Among his accomplishments, Mr. Reed founded the Karuk Tribe - UC Berkeley Collaborative over ten years ago to support synergistic initiatives for eco-cultural restoration. His efforts have since sparked a wide range of research collaborations between academic and tribal research partners in the mid-Klamath.

He continues to play a critical role in increasing public awareness about the impacts of colonization, the importance of restoring the spiritual and physical health of his people, and tribal leadership for ecological and cultural restoration. Mr. Reed comes from the Charley Davis Clan, a prominent family of traditional spiritual leaders and cultural practitioners, and is the father of six children.


Dr. Sibyl Diver is an interdisciplinary environmental scientist and a lecturer at Stanford in the Earth Systems Program. She does community engaged research on Indigenous water governance, primarily in Pacific Northwest salmon watersheds. She has worked in partnership with Ron Reed and the Karuk Tribe for over ten years.
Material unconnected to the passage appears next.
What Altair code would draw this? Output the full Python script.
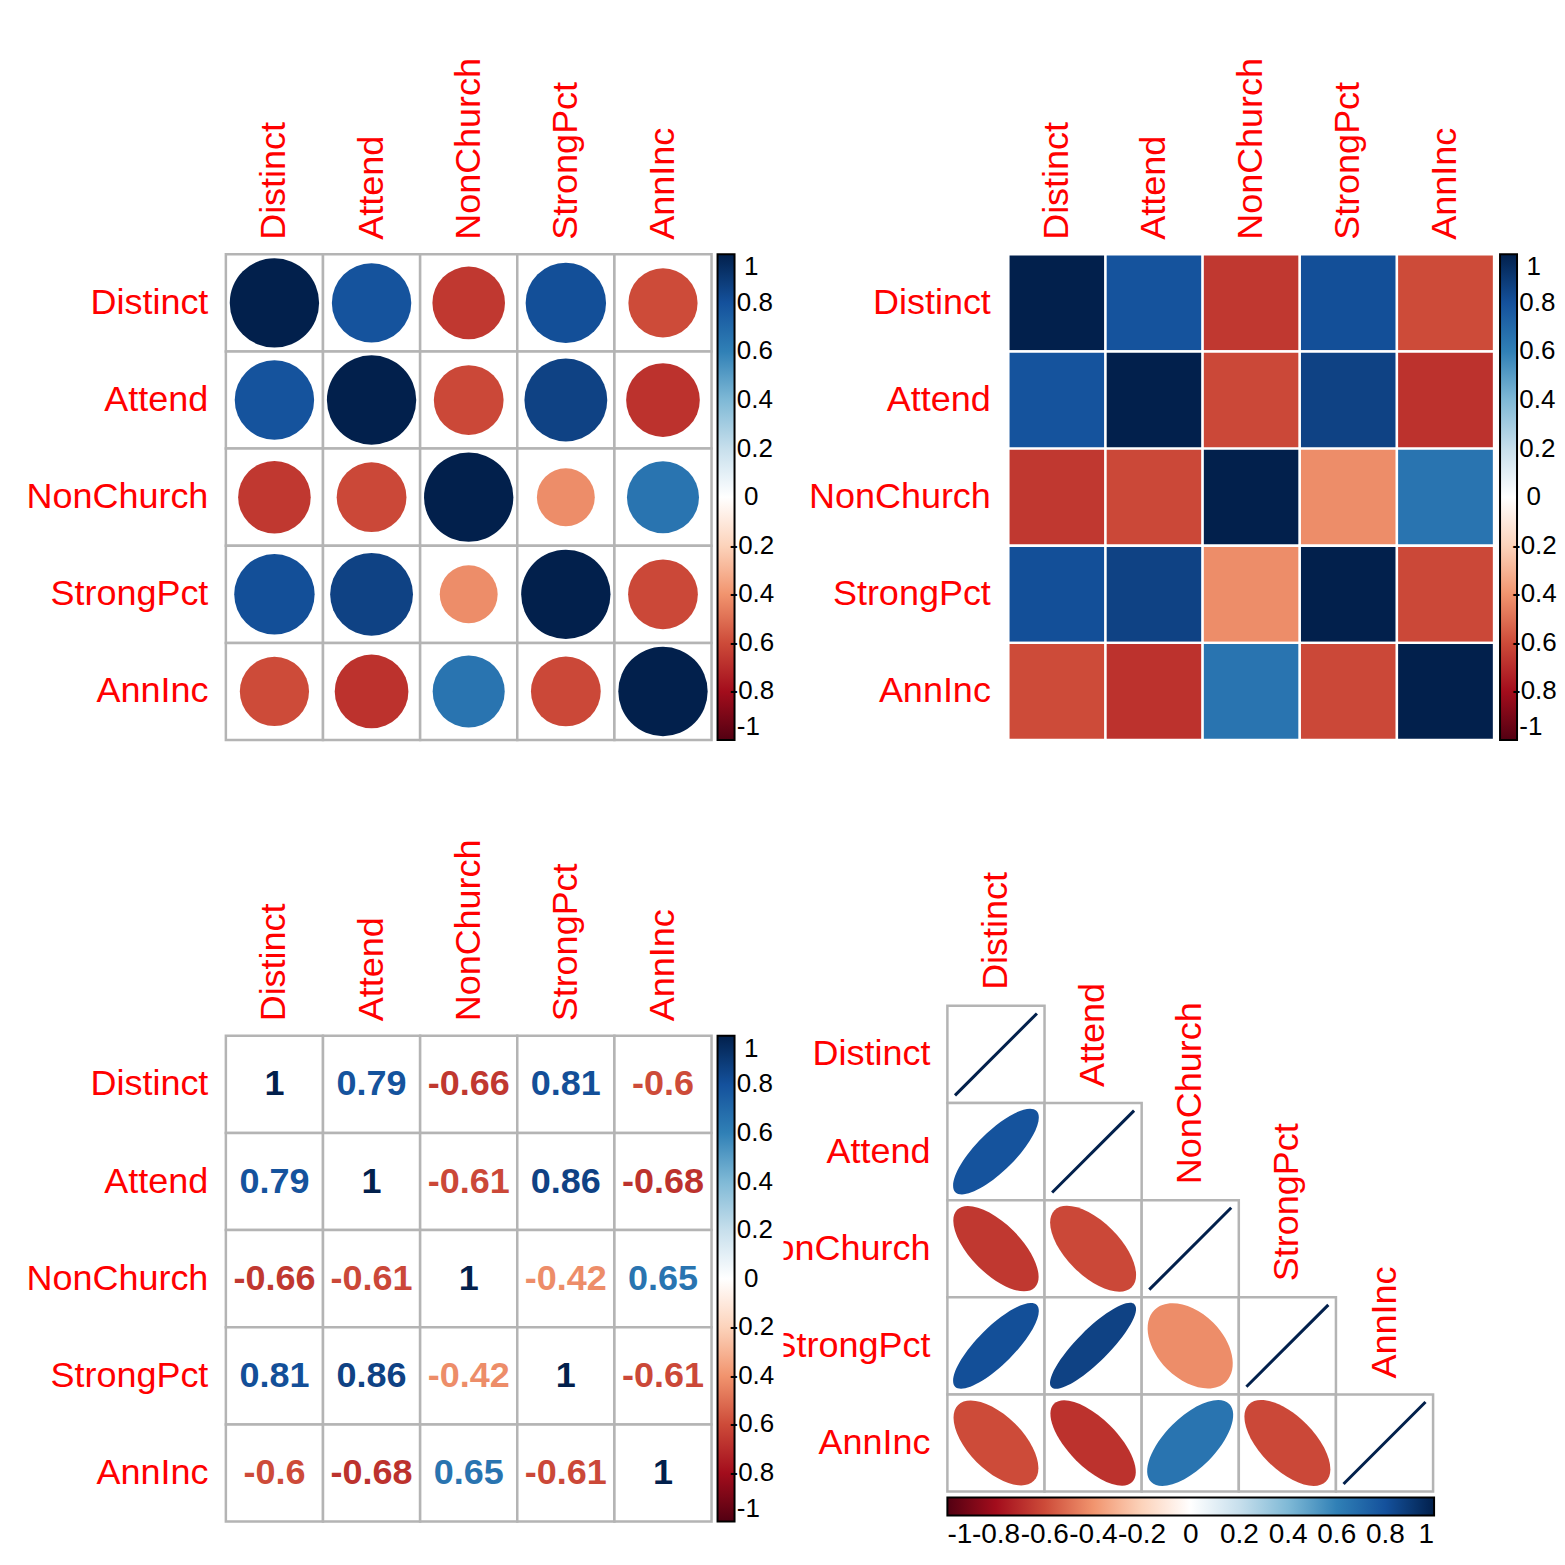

For the past 20 years she has worked on issues of Indigenous peoples and salmon around the North Pacific – in the Russian Far East, Alaska, Canada and the US. Her PhD is in Environmental Science, Policy and Management from UC Berkeley, where she cross trained in fisheries ecology, environmental social sciences, community-engaged research, and decolonizing methodologies.

Previous to graduate school, she spent eight years doing international conservation work with the non-profit Pacific Environment, and facilitate international exchanges as a Russian translator, which is how she first learned about the deep connections between salmon conservation and Indigenous rights. Dr. Diver currently teaches courses at Stanford in environmental justice and environmental governance, and also co-leads the Stanford Environmental Justice Working Group.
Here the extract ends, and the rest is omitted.